Ümmü Çakır adlı yurttaşa ölen eşi üzerinden 1997’de bağladığı ölüm aylığını 2013’te iptal ederek 16 yıllık parayı geri isteyen SGK’yi haksız bulan AYM, Çakır’ın mülkiyet hakkının ihlal edildiğine karar verdi. Kararın gerekçesinde idarenin hatasının tamamen vatandaşın üzerine yüklenmesinin mülkiyet hakkında ölçüsüz müdahale olacağı kaydedildi.
Çakır’ın eşi, 1986’dan beri Bağ-Kur sigortalısıyken 1993’te hayatını kaybetti. Çakır, 327 gün askerlik borçlanması primi ödeyerek eşinin hizmet süresini 1080 güne tamamladı. SGK bunun üzerine Çakır’a 1997’den itibaren aylık ödemeye başladı.
Ancak SGK 2013’te yaptığı incelemede 2 Mayıs 1986 ile 4 Aralık 1986 tarihleri arasında askerlik hizmetiyle Bağ-Kur hizmetinin çakıştığının tespit edilmesi ve çakışan 24 gün çıkarıldıktan sonra hizmet süresinin 1056 güne düşmesi nedeniyle ölüm aylığını iptal etti. Kurum, 16 yıl boyunca ödediği parayı da geri istedi. Ümmü Çakır, bu işlemin iptali için dava açtı. Ancak mahkeme reddetti. Bunun üzerine AYM’ye gidildi.
Mülkiyet hakkı ihlali
AYM, Çakır’ın ölüm aylığının kesilmesi nedeniyle mülkiyet hakkının ihlal edildiğine hükmetti ve ihlalin giderilmesi için yeniden yargılama yapılmasını istedi. AYM, gerekçeli kararında hatalı işlemin 16 yıl sonra tespit edildiğine işaret ederek “Kamu kurumlarının uygun zamanda, uygun yöntemle ve tutarlı olarak hareket etme sorumluluğunda başarısız olduğu anlaşılmıştır.
Cumhuriyet'ten Alican Uludağ'ın haberine göre, başvurucunun yaşlılık aylığının kesilmesi ve ödenen aylıkların kendisinden geri istenilmesinin kendisine önemli bir külfet yüklediği ortadadır. Kaldı ki bu kadar uzun bir süre sonra yaşlılık aylığının iptal edilerek yapılan ödenelerin geri istenilmesi hukuk güvenliği ilkesini de zedelemektedir” denildi.

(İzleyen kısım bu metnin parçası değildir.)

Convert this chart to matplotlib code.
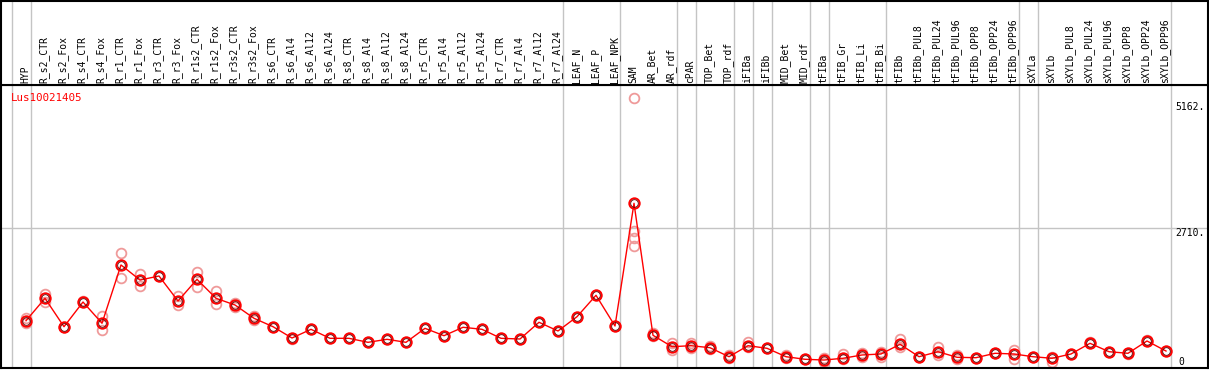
import matplotlib
matplotlib.use("Agg")
import matplotlib.pyplot as plt

categories = [
    "HYP", "R_s2_CTR", "R_s2_Fox", "R_s4_CTR", "R_s4_Fox", "R_r1_CTR", "R_r1_Fox",
    "R_r3_CTR", "R_r3_Fox", "R_r1s2_CTR", "R_r1s2_Fox", "R_r3s2_CTR", "R_r3s2_Fox",
    "R_s6_CTR", "R_s6_Al4", "R_s6_Al12", "R_s6_Al24", "R_s8_CTR", "R_s8_Al4",
    "R_s8_Al12", "R_s8_Al24", "R_r5_CTR", "R_r5_Al4", "R_r5_Al12", "R_r5_Al24",
    "R_r7_CTR", "R_r7_Al4", "R_r7_Al12", "R_r7_Al24", "LEAF_N", "LEAF_P", "LEAF_NPK",
    "SAM", "AR_Bet", "AR_rdf", "cPAR", "TOP_Bet", "TOP_rdf", "iFIBa", "iFIBb",
    "MID_Bet", "MID_rdf", "tFIBa", "tFIB_Gr", "tFIB_Li", "tFIB_Bi", "tFIBb",
    "tFIBb_PUL8", "tFIBb_PUL24", "tFIBb_PUL96", "tFIBb_OPP8", "tFIBb_OPP24",
    "tFIBb_OPP96", "sXYLa", "sXYLb", "sXYLb_PUL8", "sXYLb_PUL24", "sXYLb_PUL96",
    "sXYLb_OPP8", "sXYLb_OPP24", "sXYLb_OPP96",
]

means = [
    835, 1288, 714, 1213, 783, 1962, 1658, 1739, 1234, 1672, 1288, 1153, 884,
    714, 485, 661, 479, 479, 398, 459, 398, 681, 532, 702, 661, 479, 465, 803, 627,
    916, 1349, 728, 3209, 540, 309, 330, 289, 107, 330, 277, 107, 55, 40, 75, 142,
    162, 358, 107, 208, 95, 87, 176, 162, 107, 75, 162, 378, 208, 176, 425, 222,
]

replicates = [
    [896, 783], [1369, 1219], [714, 700], [1213, 1230], [930, 647],
    [2198, 1693], [1780, 1543], [1739], [1341, 1147], [1820, 1523],
    [1436, 1173], [1199, 1106], [930, 850], [714], [485, 470], [661], [479],
    [479], [398], [459], [398], [681], [532], [702], [661], [479], [465],
    [803], [627], [916], [1349], [728], [5333, 2649, 2514, 2352], [586, 520],
    [384, 243], [390, 283], [324, 257], [142, 75], [411, 309], [277, 290],
    [142, 75], [55], [75, 6], [156, 55], [176, 107], [208, 107], [459, 309],
    [107, 95], [309, 142], [142, 55], [87], [176, 190], [243, 55], [107],
    [107, 6], [162], [378, 400], [208], [176, 160], [425, 440], [222],
]

group_ends = [-1, 0, 28, 31, 34, 35, 37, 38, 39, 41, 42, 45, 52, 53, 60]

W, H = 1209, 370
fig = plt.figure(figsize=(W / 100, H / 100), dpi=100)

# pixel geometry of the plot region
px_left, px_right, px_top, px_head, px_bottom = 0.5, 1207.5, 0.5, 85, 368
x0, dx = 26, 19          # pixel of first category, spacing
y0, ky = 362, 0.04945    # pixel of value 0, px per unit

xlim = ((px_left - x0) / dx, (px_right - x0) / dx)
ylim = ((y0 - px_bottom) / ky, (y0 - px_head) / ky)

ax = fig.add_axes([px_left / W, (H - px_bottom) / H,
                   (px_right - px_left) / W, (px_bottom - px_head) / H])
hd = fig.add_axes([px_left / W, (H - px_head) / H,
                   (px_right - px_left) / W, (px_head - px_top) / H], sharex=ax)

ax.set_xlim(*xlim)
ax.set_ylim(*ylim)
hd.set_ylim(0, 1)

for a in (ax, hd):
    a.set_xticks([])
    a.set_yticks([])
    for s in a.spines.values():
        s.set_color("black")
        s.set_linewidth(1.5)
    for g in group_ends:
        a.axvline(g + 0.26, color="#c4c4c4", lw=1, zorder=0)

ax.axhline(2710, color="#c4c4c4", lw=1, zorder=0)

xs = list(range(len(categories)))

# replicate points
for i, reps in enumerate(replicates):
    ax.plot([i] * len(reps), reps, "o", ms=7, mfc="none", mec="#ef9a9a",
            mew=1.3, zorder=2, clip_on=False)

ax.plot(xs, means, "-", color="red", lw=1, zorder=3)
ax.plot(xs, means, "o", ms=7.5, mfc="none", mec="red", mew=1.4, zorder=4)
ax.plot(xs, means, "o", ms=5.5, mfc="none", mec="#5a0000", mew=0.6, zorder=5)

mono = "DejaVu Sans Mono"
for i, name in enumerate(categories):
    hd.text(i - 0.05, 0.025, name, rotation=90, ha="center", va="bottom",
            fontsize=7, family=mono)

ax.text(10 / (px_right - px_left), 1 - 13 / (px_bottom - px_head), "Lus10021405",
        transform=ax.transAxes, color="red", fontsize=7.8, family=mono,
        ha="left", va="center")

ytr = ax.get_yaxis_transform()
xlab = (1175 - px_left) / (px_right - px_left)
ax.text(xlab, 5162, "5162.", transform=ytr, fontsize=7, family=mono,
        ha="left", va="center")
ax.text(xlab, 2710, "2710.", transform=ytr, fontsize=7, family=mono,
        ha="left", va="top")
ax.text(xlab + 3 / (px_right - px_left), 0, "0", transform=ytr, fontsize=7,
        family=mono, ha="left", va="center")

fig.savefig("out.png", dpi=100)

İdarenin hatası yurttaşa yüklenemez
İdarenin hatalı işlemlerinden doğan yükün bütünüyle kişiler üzerine bırakılmasının mülkiyet hakkına yapılan müdahaleyi ölçüsüz kılacağı ifade edilen kararda şöyle denildi:
“Üstelik başvurucunun yaşı, başkaca herhangi bir gelirinin bulunmaması ve aradan geçen bu süre sebebiyle yeni bir sigortalılık talebinde bulunma imkânının önemli ölçüde kısıtlanmış olması da dikkate alınmalıdır.
Son olarak hatanın yalnızca prim gün sayısının çakışmasından kaynaklandığı, eksik kalan prim gün sayısının ise oldukça az olduğu, başvurucunun üstelik zamanında bugün sayısı üzerinde prim de ödemiş olduğu ve başvurucuya ödenen yaşlılık aylığının da mütevazi sayılabileceği gözetilmelidir.
Bütün bu hususlar dikkate alındığında, başvurucunun, idarenin kusurundan dolayı ölüm aylığından yoksun bırakılmasının somut olayın özel koşulları altında başvurucuya şahsi olarak aşırı bir külfet yüklediği, bu sebeple müdahalenin içerdiği kamu yararı amacı ile başvurucunun mülkiyet hakkının korunması arasındaki adil denginin başvurucu aleyhine bozulduğu sonucuna ulaşılmaktadır.”